→ **Written exercise**: Copy the data below exactly, omitting any picture it contains.

→ **Source data**:

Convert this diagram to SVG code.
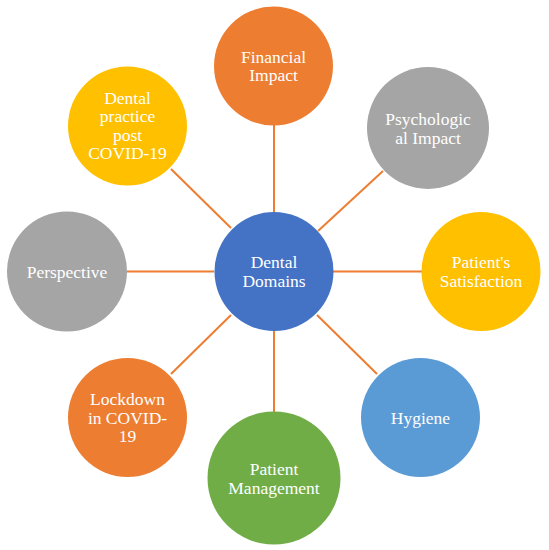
<svg xmlns="http://www.w3.org/2000/svg" width="549" height="550" viewBox="0 0 549 550">
<style>
.c{stroke:none}
.t{font-family:"Times New Roman",Tinos,"Liberation Serif","Noto Serif","DejaVu Serif",FreeSerif,Georgia,serif;font-size:17.5px;fill:#fff;text-anchor:middle}
.e{stroke:#ED7D31;stroke-width:2;fill:none}
</style>
<rect width="549" height="550" fill="#fff"/>
<g id="connectors">
<line class="e" x1="274" y1="125" x2="274" y2="212"/>
<line class="e" x1="383" y1="171" x2="318" y2="231"/>
<line class="e" x1="333" y1="271.5" x2="422" y2="271.5"/>
<line class="e" x1="317" y1="315" x2="377" y2="374"/>
<line class="e" x1="274" y1="331" x2="274" y2="412"/>
<line class="e" x1="231" y1="315" x2="171" y2="374"/>
<line class="e" x1="127" y1="271.5" x2="214" y2="271.5"/>
<line class="e" x1="171" y1="169" x2="231" y2="228"/>
</g>
<g id="center"><circle class="c" cx="274" cy="271.5" r="59.5" fill="#4472C4"/><text class="t"><tspan x="274" y="268">Dental</tspan><tspan x="274" y="286.5">Domains</tspan></text></g>
<g id="financial"><circle class="c" cx="273.5" cy="66" r="59.5" fill="#ED7D31"/><text class="t"><tspan x="273.5" y="62.5">Financial</tspan><tspan x="273.5" y="81">Impact</tspan></text></g>
<g id="psychological"><circle class="c" cx="428" cy="128" r="61" fill="#A5A5A5"/><text class="t"><tspan x="428" y="125">Psychologic</tspan><tspan x="428" y="143.5">al Impact</tspan></text></g>
<g id="satisfaction"><circle class="c" cx="481" cy="271.5" r="59.5" fill="#FFC000"/><text class="t"><tspan x="481" y="268">Patient's</tspan><tspan x="481" y="286.5">Satisfaction</tspan></text></g>
<g id="hygiene"><circle class="c" cx="420.5" cy="417.5" r="59.5" fill="#5B9BD5"/><text class="t" x="420.5" y="423.5">Hygiene</text></g>
<g id="management"><circle class="c" cx="274" cy="478" r="66.5" fill="#70AD47"/><text class="t"><tspan x="274" y="475">Patient</tspan><tspan x="274" y="493.5">Management</tspan></text></g>
<g id="lockdown"><circle class="c" cx="127.5" cy="417.5" r="59.5" fill="#ED7D31"/><text class="t"><tspan x="127.5" y="405">Lockdown</tspan><tspan x="127.5" y="423.5">in COVID-</tspan><tspan x="127.5" y="442">19</tspan></text></g>
<g id="perspective"><circle class="c" cx="67" cy="271.5" r="60" fill="#A5A5A5"/><text class="t" x="67" y="277.5">Perspective</text></g>
<g id="practice"><circle class="c" cx="127.5" cy="126" r="59.5" fill="#FFC000"/><text class="t"><tspan x="127.5" y="103.5">Dental</tspan><tspan x="127.5" y="122">practice</tspan><tspan x="127.5" y="140.5">post</tspan><tspan x="127.5" y="159">COVID-19</tspan></text></g>
</svg>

→ **Task answer**:
Convert this diagram to SVG code.
<svg xmlns="http://www.w3.org/2000/svg" width="549" height="550" viewBox="0 0 549 550">
<style>
.c{stroke:none}
.t{font-family:"Times New Roman",Tinos,"Liberation Serif","Noto Serif","DejaVu Serif",FreeSerif,Georgia,serif;font-size:17.5px;fill:#fff;text-anchor:middle}
.e{stroke:#ED7D31;stroke-width:2;fill:none}
</style>
<rect width="549" height="550" fill="#fff"/>
<g id="connectors">
<line class="e" x1="274" y1="125" x2="274" y2="212"/>
<line class="e" x1="383" y1="171" x2="318" y2="231"/>
<line class="e" x1="333" y1="271.5" x2="422" y2="271.5"/>
<line class="e" x1="317" y1="315" x2="377" y2="374"/>
<line class="e" x1="274" y1="331" x2="274" y2="412"/>
<line class="e" x1="231" y1="315" x2="171" y2="374"/>
<line class="e" x1="127" y1="271.5" x2="214" y2="271.5"/>
<line class="e" x1="171" y1="169" x2="231" y2="228"/>
</g>
<g id="center"><circle class="c" cx="274" cy="271.5" r="59.5" fill="#4472C4"/><text class="t"><tspan x="274" y="268">Dental</tspan><tspan x="274" y="286.5">Domains</tspan></text></g>
<g id="financial"><circle class="c" cx="273.5" cy="66" r="59.5" fill="#ED7D31"/><text class="t"><tspan x="273.5" y="62.5">Financial</tspan><tspan x="273.5" y="81">Impact</tspan></text></g>
<g id="psychological"><circle class="c" cx="428" cy="128" r="61" fill="#A5A5A5"/><text class="t"><tspan x="428" y="125">Psychologic</tspan><tspan x="428" y="143.5">al Impact</tspan></text></g>
<g id="satisfaction"><circle class="c" cx="481" cy="271.5" r="59.5" fill="#FFC000"/><text class="t"><tspan x="481" y="268">Patient's</tspan><tspan x="481" y="286.5">Satisfaction</tspan></text></g>
<g id="hygiene"><circle class="c" cx="420.5" cy="417.5" r="59.5" fill="#5B9BD5"/><text class="t" x="420.5" y="423.5">Hygiene</text></g>
<g id="management"><circle class="c" cx="274" cy="478" r="66.5" fill="#70AD47"/><text class="t"><tspan x="274" y="475">Patient</tspan><tspan x="274" y="493.5">Management</tspan></text></g>
<g id="lockdown"><circle class="c" cx="127.5" cy="417.5" r="59.5" fill="#ED7D31"/><text class="t"><tspan x="127.5" y="405">Lockdown</tspan><tspan x="127.5" y="423.5">in COVID-</tspan><tspan x="127.5" y="442">19</tspan></text></g>
<g id="perspective"><circle class="c" cx="67" cy="271.5" r="60" fill="#A5A5A5"/><text class="t" x="67" y="277.5">Perspective</text></g>
<g id="practice"><circle class="c" cx="127.5" cy="126" r="59.5" fill="#FFC000"/><text class="t"><tspan x="127.5" y="103.5">Dental</tspan><tspan x="127.5" y="122">practice</tspan><tspan x="127.5" y="140.5">post</tspan><tspan x="127.5" y="159">COVID-19</tspan></text></g>
</svg>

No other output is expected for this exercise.